Hoje, antes do almoço, bem naquela hora em que dá uma vontade de comer alguma coisa, vi umas laranjas na cesta de frutas. Estão azedas, isto sei pela cor das cascas, de um amarelo esverdeado, sem as pintinhas marrons no laranja forte que eu acho que indica a doçura da fruta. Como prefiro-as doce e estando com pressa, passei rapidamente. Não peguei nenhuma. Contudo, logo ao passar meu pensamento me levou de volta à porta de minha cozinha, lá no quintal, na casa de Florianópolis.
O pensamento é uma coisa mágica. Ao mesmo tempo que meu
corpo sentou-se de volta em frente à gaveta do escritório onde procurava uns
papéis, meu pensamento levou-me para longe. Por uns momentos parei e apenas me
deixei levar junto com a lembrança.

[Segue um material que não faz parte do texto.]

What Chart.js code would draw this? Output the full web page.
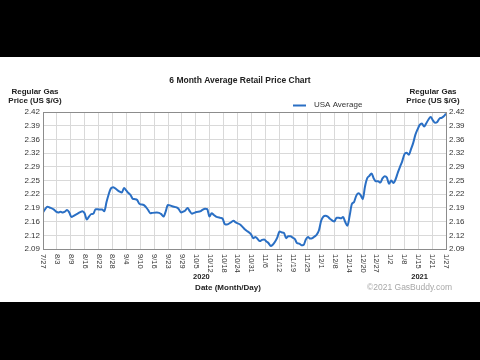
<!DOCTYPE html>
<html>
<head>
<meta charset="utf-8">
<script src="https://cdn.jsdelivr.net/npm/chart.js@4/dist/chart.umd.min.js"></script>
<style>
html,body{margin:0;padding:0;background:#000;}
canvas{display:block;}
</style>
</head>
<body>
<canvas id="c" width="480" height="360"></canvas>
<script>
// ---- data ----
const tickLabels = ['7/27','8/3','8/9','8/16','8/22','8/28','9/4','9/10','9/16','9/23','9/29','10/5','10/12','10/18','10/24','10/31','11/6','11/12','11/19','11/25','12/1','12/8','12/14','12/20','12/27','1/2','1/8','1/15','1/21','1/27'];
const yTickLabels = ['2.09','2.12','2.16','2.19','2.22','2.25','2.29','2.32','2.36','2.39','2.42'];
const yMin = 2.09, yMax = 2.42;
const totalDays = 184; // 7/27/2020 -> 1/27/2021
const seriesName = 'USA Average';
const days = [0,1,2,3,5,6,7,8,9,10,11,12,13,14,16,17,18,19,20,21,22,23,24,26,27,28,29,30,31,32,33,35,36,37,38,39,40,41,42,43,44,46,47,48,49,50,52,53,54,55,56,57,58,59,61,62,63,64,65,66,67,68,69,70,72,73,74,75,76,77,78,79,81,82,83,84,86,87,88,90,91,92,93,95,96,97,98,99,100,101,102,103,104,105,106,107,108,109,110,111,112,113,114,115,116,117,118,119,120,121,122,123,124,125,126,127,128,129,130,131,133,134,135,136,137,138,139,140,141,142,143,144,145,146,147,148,149,150,151,152,153,154,155,156,157,158,159,160,161,162,163,164,165,166,167,168,169,170,171,172,173,174,175,176,177,178,179,180,181,182,183,184];
const prices = [2.178,2.186,2.192,2.190,2.185,2.180,2.178,2.180,2.178,2.180,2.184,2.178,2.167,2.170,2.176,2.179,2.181,2.176,2.161,2.168,2.174,2.175,2.186,2.185,2.185,2.181,2.203,2.222,2.236,2.239,2.236,2.228,2.226,2.237,2.231,2.225,2.220,2.211,2.210,2.208,2.199,2.196,2.191,2.184,2.176,2.177,2.178,2.177,2.174,2.168,2.180,2.196,2.195,2.193,2.190,2.186,2.178,2.180,2.183,2.189,2.181,2.175,2.177,2.179,2.181,2.185,2.187,2.186,2.168,2.176,2.172,2.168,2.165,2.163,2.150,2.149,2.155,2.158,2.154,2.149,2.144,2.138,2.134,2.125,2.116,2.119,2.114,2.109,2.112,2.113,2.108,2.104,2.097,2.101,2.108,2.118,2.132,2.130,2.129,2.116,2.121,2.121,2.117,2.114,2.104,2.103,2.099,2.100,2.113,2.119,2.115,2.116,2.120,2.125,2.135,2.158,2.168,2.170,2.168,2.163,2.156,2.165,2.165,2.164,2.167,2.155,2.146,2.170,2.198,2.203,2.218,2.224,2.220,2.210,2.240,2.260,2.266,2.272,2.260,2.253,2.253,2.250,2.260,2.265,2.262,2.247,2.255,2.249,2.258,2.274,2.288,2.301,2.318,2.322,2.317,2.330,2.345,2.365,2.378,2.389,2.392,2.385,2.393,2.402,2.408,2.400,2.394,2.396,2.404,2.406,2.410,2.416];
const yearLabels = ['2020','2021'];
const yearTickPos = [11.4, 27.1]; // in tick-interval units

const FONT = '"Liberation Sans", Arial, sans-serif';
const points = days.map((d, i) => ({x: d, y: prices[i]}));
const tickStep = totalDays / (tickLabels.length - 1);
const yStep = (yMax - yMin) / (yTickLabels.length - 1);

const decor = {
  id: 'decor',
  beforeDraw(chart) {
    const ctx = chart.ctx;
    ctx.save();
    ctx.fillStyle = '#000';
    ctx.fillRect(0, 0, chart.width, chart.height);
    ctx.fillStyle = '#fff';
    ctx.fillRect(0, 57, chart.width, 245);
    ctx.restore();
  },
  afterDraw(chart) {
    const ctx = chart.ctx;
    const a = chart.chartArea;
    const xs = chart.scales.x;
    ctx.save();
    // plot border
    ctx.strokeStyle = '#8c8c8c';
    ctx.lineWidth = 1;
    ctx.strokeRect(Math.round(a.left) + 0.5, Math.round(a.top) + 0.5, Math.round(a.right - a.left), Math.round(a.bottom - a.top));
    // x tick labels, rotated clockwise
    ctx.fillStyle = '#333';
    ctx.font = '7.5px ' + FONT;
    ctx.textAlign = 'left';
    ctx.textBaseline = 'middle';
    tickLabels.forEach((lab, i) => {
      const px = xs.getPixelForValue(i * tickStep);
      ctx.save();
      ctx.translate(px, a.bottom + 5);
      ctx.rotate(Math.PI / 2);
      ctx.fillText(lab, 0, 0);
      ctx.restore();
    });
    // year labels
    ctx.font = 'bold 7.5px ' + FONT;
    ctx.textAlign = 'center';
    ctx.fillStyle = '#222';
    yearLabels.forEach((lab, i) => {
      ctx.fillText(lab, xs.getPixelForValue(yearTickPos[i] * tickStep), 277);
    });
    // axis title
    ctx.font = 'bold 8px ' + FONT;
    ctx.fillText('Date (Month/Day)', 228, 288);
    // copyright
    ctx.font = '8.5px ' + FONT;
    ctx.fillStyle = '#a8a8a8';
    ctx.textAlign = 'right';
    ctx.fillText('\u00a92021 GasBuddy.com', 452, 288);
    // title
    ctx.fillStyle = '#222';
    ctx.textAlign = 'center';
    ctx.font = 'bold 8.5px ' + FONT;
    ctx.fillText('6 Month Average Retail Price Chart', 240, 81);
    // y titles
    ctx.font = 'bold 8px ' + FONT;
    ctx.fillText('Regular Gas', 35, 92);
    ctx.fillText('Price (US $/G)', 35, 101);
    ctx.fillText('Regular Gas', 433, 92);
    ctx.fillText('Price (US $/G)', 433, 101);
    // legend
    ctx.strokeStyle = '#2a6fc4';
    ctx.lineWidth = 2;
    ctx.beginPath();
    ctx.moveTo(293, 105.5);
    ctx.lineTo(306, 105.5);
    ctx.stroke();
    ctx.font = '8px ' + FONT;
    ctx.fillStyle = '#333';
    ctx.textAlign = 'left';
    ctx.fillText(seriesName, 314, 105);
    ctx.restore();
  }
};

const yTicksCfg = {
  font: {family: FONT, size: 8},
  color: '#333',
  padding: 3,
  callback: (v, i) => yTickLabels[i]
};

new Chart(document.getElementById('c'), {
  type: 'line',
  data: {
    datasets: [{
      label: seriesName,
      data: points,
      borderColor: '#2a6fc4',
      borderWidth: 2,
      pointRadius: 0,
      tension: 0.3,
      cubicInterpolationMode: 'monotone',
      fill: false
    }]
  },
  options: {
    responsive: false,
    animation: false,
    devicePixelRatio: 1,
    layout: {padding: {top: 112, left: 0, right: 0, bottom: 0}},
    plugins: {legend: {display: false}, title: {display: false}, tooltip: {enabled: false}},
    scales: {
      x: {
        type: 'linear',
        min: 0,
        max: totalDays,
        afterBuildTicks: s => { s.ticks = tickLabels.map((_, i) => ({value: i * tickStep})); },
        afterFit: s => { s.height = 111; },
        ticks: {display: false},
        grid: {color: '#d9d9d9', drawTicks: false},
        border: {display: false}
      },
      y: {
        position: 'left',
        min: yMin,
        max: yMax,
        afterBuildTicks: s => { s.ticks = yTickLabels.map((_, i) => ({value: yMin + i * yStep})); },
        afterFit: s => { s.width = 43; },
        ticks: yTicksCfg,
        grid: {color: '#d9d9d9', drawTicks: false},
        border: {display: false}
      },
      y2: {
        position: 'right',
        min: yMin,
        max: yMax,
        afterBuildTicks: s => { s.ticks = yTickLabels.map((_, i) => ({value: yMin + i * yStep})); },
        afterFit: s => { s.width = 34; },
        ticks: yTicksCfg,
        grid: {display: false, drawTicks: false},
        border: {display: false}
      }
    }
  },
  plugins: [decor]
});
</script>
</body>
</html>
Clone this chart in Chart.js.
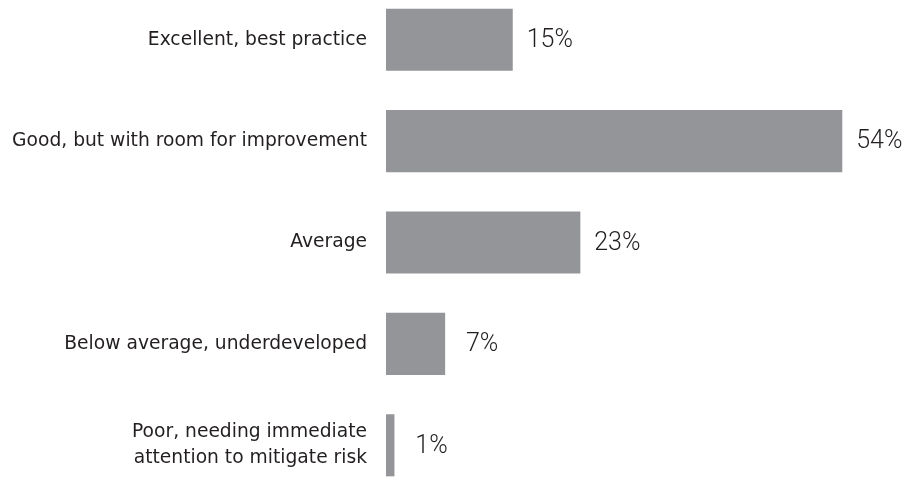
<!DOCTYPE html>
<html lang="en">
<head>
<meta charset="UTF-8">
<title>Rating distribution</title>
<script src="https://cdn.jsdelivr.net/npm/chart.js@4"></script>
<style>
html, body {
margin: 0;
padding: 0;
background: #ffffff;
overflow: hidden;
}
#ratingChart {
position: absolute;
left: 0;
top: -11px;
}
</style>
</head>
<body>
<canvas id="ratingChart" width="924" height="507"></canvas>
<script>
// answers, top to bottom as in the figure
const categories = [
  "Excellent, best practice",
  "Good, but with room for improvement",
  "Average",
  "Below average, underdeveloped",
  ["Poor, needing immediate", "attention to mitigate risk"]
];
const shares = [15, 54, 23, 7, 1];

// value labels sit to the right of each bar
const valueLabels = {
  id: 'valueLabels',
  afterDatasetsDraw(chart) {
    const ctx = chart.ctx;
    const meta = chart.getDatasetMeta(0);
    ctx.save();
    ctx.font = '300 25px Roboto';
    ctx.fillStyle = '#231f20';
    ctx.textAlign = 'center';
    ctx.textBaseline = 'middle';
    meta.data.forEach((bar, i) => {
      ctx.fillText(shares[i] + '%', bar.x + 37, bar.y + 1);
    });
    ctx.restore();
  }
};

const ctx = document.getElementById('ratingChart').getContext('2d');
new Chart(ctx, {
  type: 'bar',
  data: {
    labels: categories,
    datasets: [{
      data: shares,
      backgroundColor: '#949599',
      borderWidth: 0,
      barPercentage: 0.612,
      categoryPercentage: 1.0
    }]
  },
  options: {
    indexAxis: 'y',
    responsive: false,
    animation: false,
    layout: { padding: { left: 0, right: 31, top: 0, bottom: 0 } },
    plugins: {
      legend: { display: false },
      tooltip: { enabled: false }
    },
    scales: {
      x: {
        display: false,
        min: 0,
        max: 60
      },
      y: {
        grid: { display: false, drawTicks: false },
        border: { display: false },
        afterFit(scale) {
          // fixed label column, no extra room above/below the bars
          scale.width = 386;
          scale.paddingTop = 0;
          scale.paddingBottom = 0;
        },
        ticks: {
          padding: 19,
          color: '#231f20',
          font: { family: '"DejaVu Sans"', size: 18.7, lineHeight: 1.4 }
        }
      }
    }
  },
  plugins: [valueLabels]
});
</script>
</body>
</html>
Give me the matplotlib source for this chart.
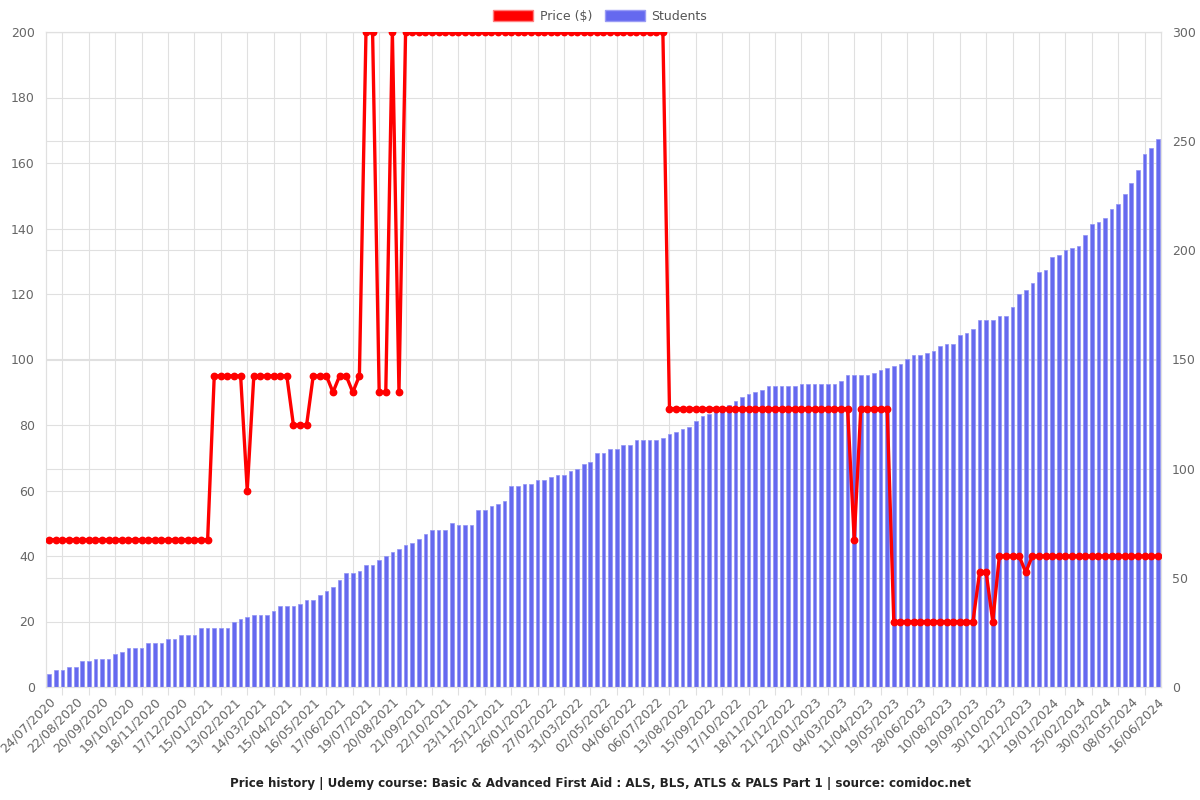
import matplotlib
matplotlib.use("Agg")
import matplotlib.pyplot as plt
from matplotlib.patches import Patch
import numpy as np

price = [45, 45, 45, 45, 45, 45, 45, 45, 45, 45,
         45, 45, 45, 45, 45, 45, 45, 45, 45, 45,
         45, 45, 45, 45, 45, 95, 95, 95, 95, 95,
         60, 95, 95, 95, 95, 95, 95, 80, 80, 80,
         95, 95, 95, 90, 95, 95, 90, 95, 200, 200,
         90, 90, 200, 90, 200, 200, 200, 200, 200, 200,
         200, 200, 200, 200, 200, 200, 200, 200, 200, 200,
         200, 200, 200, 200, 200, 200, 200, 200, 200, 200,
         200, 200, 200, 200, 200, 200, 200, 200, 200, 200,
         200, 200, 200, 200, 85, 85, 85, 85, 85, 85,
         85, 85, 85, 85, 85, 85, 85, 85, 85, 85,
         85, 85, 85, 85, 85, 85, 85, 85, 85, 85,
         85, 85, 45, 85, 85, 85, 85, 85, 20, 20,
         20, 20, 20, 20, 20, 20, 20, 20, 20, 20,
         20, 35, 35, 20, 40, 40, 40, 40, 35, 40,
         40, 40, 40, 40, 40, 40, 40, 40, 40, 40,
         40, 40, 40, 40, 40, 40, 40, 40, 40]

students = [6, 8, 8, 9, 9, 12, 12, 13, 13, 13,
            15, 16, 18, 18, 18, 20, 20, 20, 22, 22,
            24, 24, 24, 27, 27, 27, 27, 27, 30, 31,
            32, 33, 33, 33, 35, 37, 37, 37, 38, 40,
            40, 42, 44, 46, 49, 52, 52, 53, 56, 56,
            58, 60, 62, 63, 65, 66, 68, 70, 72, 72,
            72, 75, 74, 74, 74, 81, 81, 83, 84, 85,
            92, 92, 93, 93, 95, 95, 96, 97, 97, 99,
            100, 102, 103, 107, 107, 109, 109, 111, 111, 113,
            113, 113, 113, 114, 116, 117, 118, 119, 122, 124,
            125, 126, 127, 129, 131, 133, 134, 135, 136, 138,
            138, 138, 138, 138, 139, 139, 139, 139, 139, 139,
            140, 143, 143, 143, 143, 144, 145, 146, 147, 148,
            150, 152, 152, 153, 154, 156, 157, 157, 161, 162,
            164, 168, 168, 168, 170, 170, 174, 180, 182, 185,
            190, 191, 197, 198, 200, 201, 202, 207, 212, 213,
            215, 219, 221, 226, 231, 237, 244, 247, 251]

tick_labels = ["24/07/2020", "22/08/2020", "20/09/2020", "19/10/2020", "18/11/2020",
               "17/12/2020", "15/01/2021", "13/02/2021", "14/03/2021", "15/04/2021",
               "16/05/2021", "17/06/2021", "19/07/2021", "20/08/2021", "21/09/2021",
               "22/10/2021", "23/11/2021", "25/12/2021", "26/01/2022", "27/02/2022",
               "31/03/2022", "02/05/2022", "04/06/2022", "06/07/2022", "13/08/2022",
               "15/09/2022", "17/10/2022", "18/11/2022", "21/12/2022", "22/01/2023",
               "04/03/2023", "11/04/2023", "19/05/2023", "28/06/2023", "10/08/2023",
               "19/09/2023", "30/10/2023", "12/12/2023", "19/01/2024", "25/02/2024",
               "30/03/2024", "08/05/2024", "16/06/2024"]

price_ticks = [0, 20, 40, 60, 80, 100, 120, 140, 160, 180, 200]
student_ticks = [0, 50, 100, 150, 200, 250, 300]

title = ("Price history | Udemy course: Basic & Advanced First Aid : ALS, BLS, "
         "ATLS & PALS Part 1 | source: comidoc.net")

GRID = "#e0e0e0"
TXT = "#666666"
BAR = "#6569ef"
RED = "#ff0000"

x = np.arange(len(students))

fig = plt.figure(figsize=(12, 8), dpi=100)
ax = fig.add_axes([46 / 1200, 1 - 687 / 800, (1161 - 46) / 1200, (687 - 32) / 800])
ax2 = ax.twinx()

# left axis: price grid only (drawn below everything)
ax.set_ylim(0, 200)
ax.set_xlim(-0.5, len(students) - 0.5)
ax.set_yticks(price_ticks)
ax.set_xticks(x[::4])
ax.set_xticklabels(tick_labels, rotation=45, ha="right", rotation_mode="anchor",
                   fontsize=9, color=TXT)
ax.set_xticks(x[2::4], minor=True)
ax.tick_params(axis="x", which="major", length=0, pad=6)
ax.tick_params(axis="x", which="minor", length=6, color=GRID, width=0.8)
ax.tick_params(axis="y", length=0, labelsize=9, labelcolor=TXT, pad=8)
ax.grid(True, axis="y", color=GRID, linewidth=0.8)
ax.grid(True, axis="x", which="minor", color=GRID, linewidth=0.8)
ax.set_axisbelow(True)

# right axis: students bars + price line on top
ax2.set_ylim(0, 300)
ax2.set_yticks(student_ticks)
ax2.tick_params(axis="y", length=0, labelsize=9, labelcolor=TXT, pad=8)
ax2.grid(True, axis="y", color=GRID, linewidth=0.8)
ax2.set_axisbelow(True)
ax2.bar(x, students, width=0.55, color=BAR, edgecolor="#9093f4", linewidth=0.5,
        zorder=2)
ax2.plot(x, price, color=RED, linewidth=2.4, marker="o", markersize=4.6,
         transform=ax.transData, zorder=3, clip_on=True)

for a in (ax, ax2):
    for s in a.spines.values():
        s.set_color(GRID)
        s.set_linewidth(0.8)

handles = [Patch(facecolor=RED, edgecolor="#ff8080", linewidth=1),
           Patch(facecolor=BAR, edgecolor="#9a9cf5", linewidth=1)]
fig.legend(handles, ["Price ($)", "Students"], loc="center",
           bbox_to_anchor=(0.5, 1 - 16 / 800), ncol=2, frameon=False,
           fontsize=9, handlelength=3.2, handleheight=1.0, handletextpad=0.5,
           columnspacing=1.0, labelcolor="#555555")

fig.text(0.5, 1 - 783 / 800, title, ha="center", va="center", fontsize=8.6,
         fontweight="bold", color="#222222")

fig.savefig("out.png", dpi=100)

Foi bem no tempo em que eu criava o hábito
de parar com tudo que estivesse fazendo, logo antes de começar a preparar o
almoço, pegava umas 2 laranjas, sentava-me à porta da cozinha, encostava-me na
soleira e começava a descascar os frutos. Ali, sentada, aproveitava para
relaxar olhando para o quintal da casa. Eram apenas alguns minutos, mas eu
tinha decidido não deixar escapar esta oportunidade de curtir duas coisas novas
e boas que haviam recentemente entrado em minha vida . Chupar laranjas era uma
delas. Apreciar o quintal de uma casa à beira mar, após morar em apartamentos
por mais de trinta e tantos anos, era a outra novidade.
Não fazia isto todos os dias porque a situação estava
difícil e nem sempre tínhamos laranjas, mas, sempre que o fazia, tinha uma
companheirinha ao meu lado, a Cora, minha Cocker cuja cor também era laranja,
ou dourada, como preferiam os criadores de cães. Quando meu marido estava em
casa, eu descascava uma para ele também. E tinha de ser de tampinha. Aquele
jeito de chupar laranja que me lembrava a infância. E tinha de ser mesmo de
cara para o quintal, porque não é o jeito mais elegante de chupar laranja e,
muitas vezes junto com a careta que fazemos para abocanhar o fruto, tem o
barulho e o suco que escorre pelo canto da boca. Nada elegante, mas delicioso
de se fazer! Em pouco tempo a vida melhorou e nos acostumamos com este momento,
eu e a Cora. Este hábito durou por quase dois anos, enquanto moramos naquela
casa que era alugada. Faz tanto tempo isto, quase dezessete anos! Mesmo assim,
só de lembrar me deu água na boca.
Hoje, tomo um cafezinho antes do almoço. Sento-me no
terracinho do apartamento e olho para as árvores do condomínio, o que também me
dá prazer, embora Cora não esteja mais aqui. Contudo, pensando bem, meu marido
também deve ter gostado daqueles momentos de partilha, porque hoje, quando
temos laranjas ou mexericas, frente à TV, à noite, ele descasca algumas e me
oferece. E quando estão doces eu aprecio, mesmo que não seja mais olhando para
o quintal.
E ainda gosto de chupá-las de tampinha.